## WHAT YOU HAVE TO DO
Go through the entries below, tally each line with the string "matplotlib", and give the final number by itself.

## GIVEN ENTRIES
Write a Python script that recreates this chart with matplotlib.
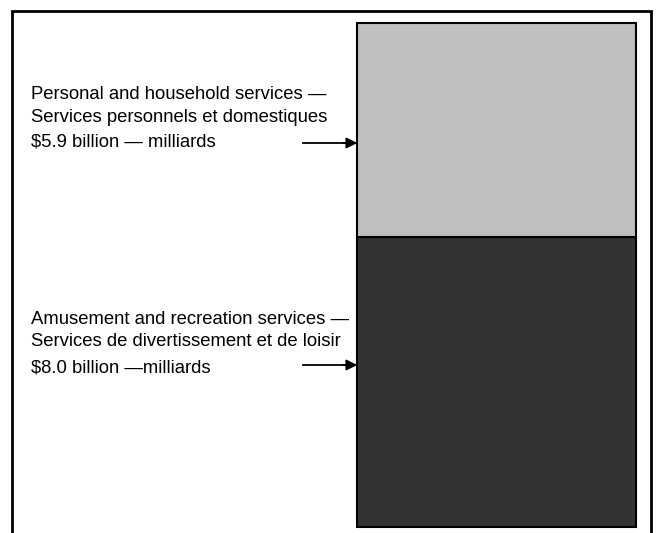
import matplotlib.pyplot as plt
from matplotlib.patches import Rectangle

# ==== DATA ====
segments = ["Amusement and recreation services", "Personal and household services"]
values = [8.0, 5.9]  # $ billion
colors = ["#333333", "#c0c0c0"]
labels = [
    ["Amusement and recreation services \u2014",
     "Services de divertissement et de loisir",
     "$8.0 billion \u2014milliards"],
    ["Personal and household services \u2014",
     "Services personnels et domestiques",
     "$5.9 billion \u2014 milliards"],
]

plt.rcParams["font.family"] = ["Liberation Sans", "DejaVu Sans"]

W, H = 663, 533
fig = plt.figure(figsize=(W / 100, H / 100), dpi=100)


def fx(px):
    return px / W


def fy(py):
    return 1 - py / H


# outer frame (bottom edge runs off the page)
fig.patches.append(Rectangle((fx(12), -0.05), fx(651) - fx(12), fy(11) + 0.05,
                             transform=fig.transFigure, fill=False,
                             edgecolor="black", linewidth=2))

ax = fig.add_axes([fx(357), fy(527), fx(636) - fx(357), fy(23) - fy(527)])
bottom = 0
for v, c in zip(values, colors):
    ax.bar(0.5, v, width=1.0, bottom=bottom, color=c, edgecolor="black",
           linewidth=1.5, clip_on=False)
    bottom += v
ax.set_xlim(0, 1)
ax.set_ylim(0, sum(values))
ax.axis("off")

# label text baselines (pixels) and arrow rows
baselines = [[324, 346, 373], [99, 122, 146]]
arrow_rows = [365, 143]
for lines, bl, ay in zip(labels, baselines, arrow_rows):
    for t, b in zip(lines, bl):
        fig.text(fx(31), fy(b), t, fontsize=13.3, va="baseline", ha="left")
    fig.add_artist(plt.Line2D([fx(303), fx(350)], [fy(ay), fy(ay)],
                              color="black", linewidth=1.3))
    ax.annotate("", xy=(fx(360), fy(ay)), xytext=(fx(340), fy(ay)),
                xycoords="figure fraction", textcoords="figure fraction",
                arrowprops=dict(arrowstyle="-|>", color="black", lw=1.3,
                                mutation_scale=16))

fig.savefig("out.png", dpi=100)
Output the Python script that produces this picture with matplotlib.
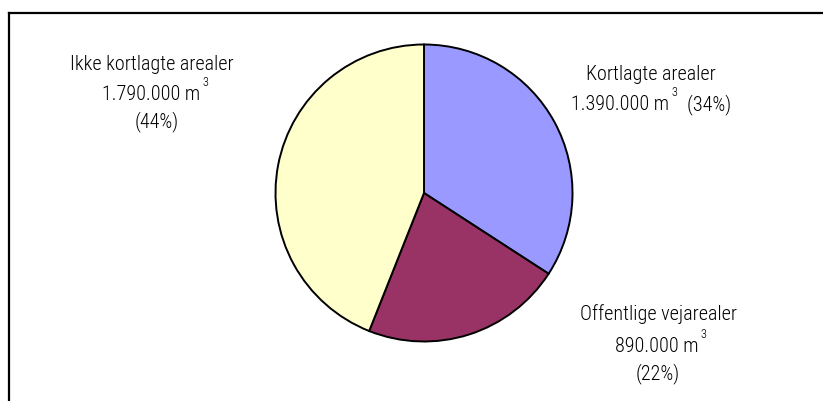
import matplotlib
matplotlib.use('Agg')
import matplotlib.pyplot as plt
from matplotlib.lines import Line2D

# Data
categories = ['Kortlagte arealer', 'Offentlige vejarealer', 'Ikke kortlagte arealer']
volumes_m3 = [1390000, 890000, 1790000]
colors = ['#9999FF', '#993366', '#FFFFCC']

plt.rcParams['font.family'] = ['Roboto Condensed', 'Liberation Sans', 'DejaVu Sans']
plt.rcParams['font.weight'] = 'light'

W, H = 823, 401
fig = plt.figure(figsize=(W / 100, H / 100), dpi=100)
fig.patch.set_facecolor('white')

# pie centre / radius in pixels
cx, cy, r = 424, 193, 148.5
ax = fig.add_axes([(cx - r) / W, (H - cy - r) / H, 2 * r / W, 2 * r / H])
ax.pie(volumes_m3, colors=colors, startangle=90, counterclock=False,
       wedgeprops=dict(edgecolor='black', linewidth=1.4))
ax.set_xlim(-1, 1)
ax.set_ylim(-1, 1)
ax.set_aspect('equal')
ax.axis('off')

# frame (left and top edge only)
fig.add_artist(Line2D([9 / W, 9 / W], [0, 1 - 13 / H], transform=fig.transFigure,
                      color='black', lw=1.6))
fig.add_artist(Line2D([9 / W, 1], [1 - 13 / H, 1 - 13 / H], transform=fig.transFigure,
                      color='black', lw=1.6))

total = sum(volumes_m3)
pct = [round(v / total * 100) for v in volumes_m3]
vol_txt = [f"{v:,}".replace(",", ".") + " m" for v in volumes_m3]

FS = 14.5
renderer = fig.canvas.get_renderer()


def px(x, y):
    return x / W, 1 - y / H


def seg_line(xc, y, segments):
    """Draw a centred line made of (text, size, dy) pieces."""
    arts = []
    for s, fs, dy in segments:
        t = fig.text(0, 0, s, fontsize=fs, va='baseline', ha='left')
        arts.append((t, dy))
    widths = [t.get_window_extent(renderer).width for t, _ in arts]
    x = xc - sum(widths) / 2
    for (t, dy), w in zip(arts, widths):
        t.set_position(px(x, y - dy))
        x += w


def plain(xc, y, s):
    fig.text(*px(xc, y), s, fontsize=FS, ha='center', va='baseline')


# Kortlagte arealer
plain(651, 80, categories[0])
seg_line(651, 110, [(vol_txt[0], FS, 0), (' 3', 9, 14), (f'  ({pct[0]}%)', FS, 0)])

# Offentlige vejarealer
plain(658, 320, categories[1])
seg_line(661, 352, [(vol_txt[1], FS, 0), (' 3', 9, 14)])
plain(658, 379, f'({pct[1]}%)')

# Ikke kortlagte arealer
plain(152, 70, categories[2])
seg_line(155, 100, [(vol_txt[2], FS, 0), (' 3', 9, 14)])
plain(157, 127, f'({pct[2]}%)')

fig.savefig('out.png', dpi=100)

## RESULT FOR THIS TASK
8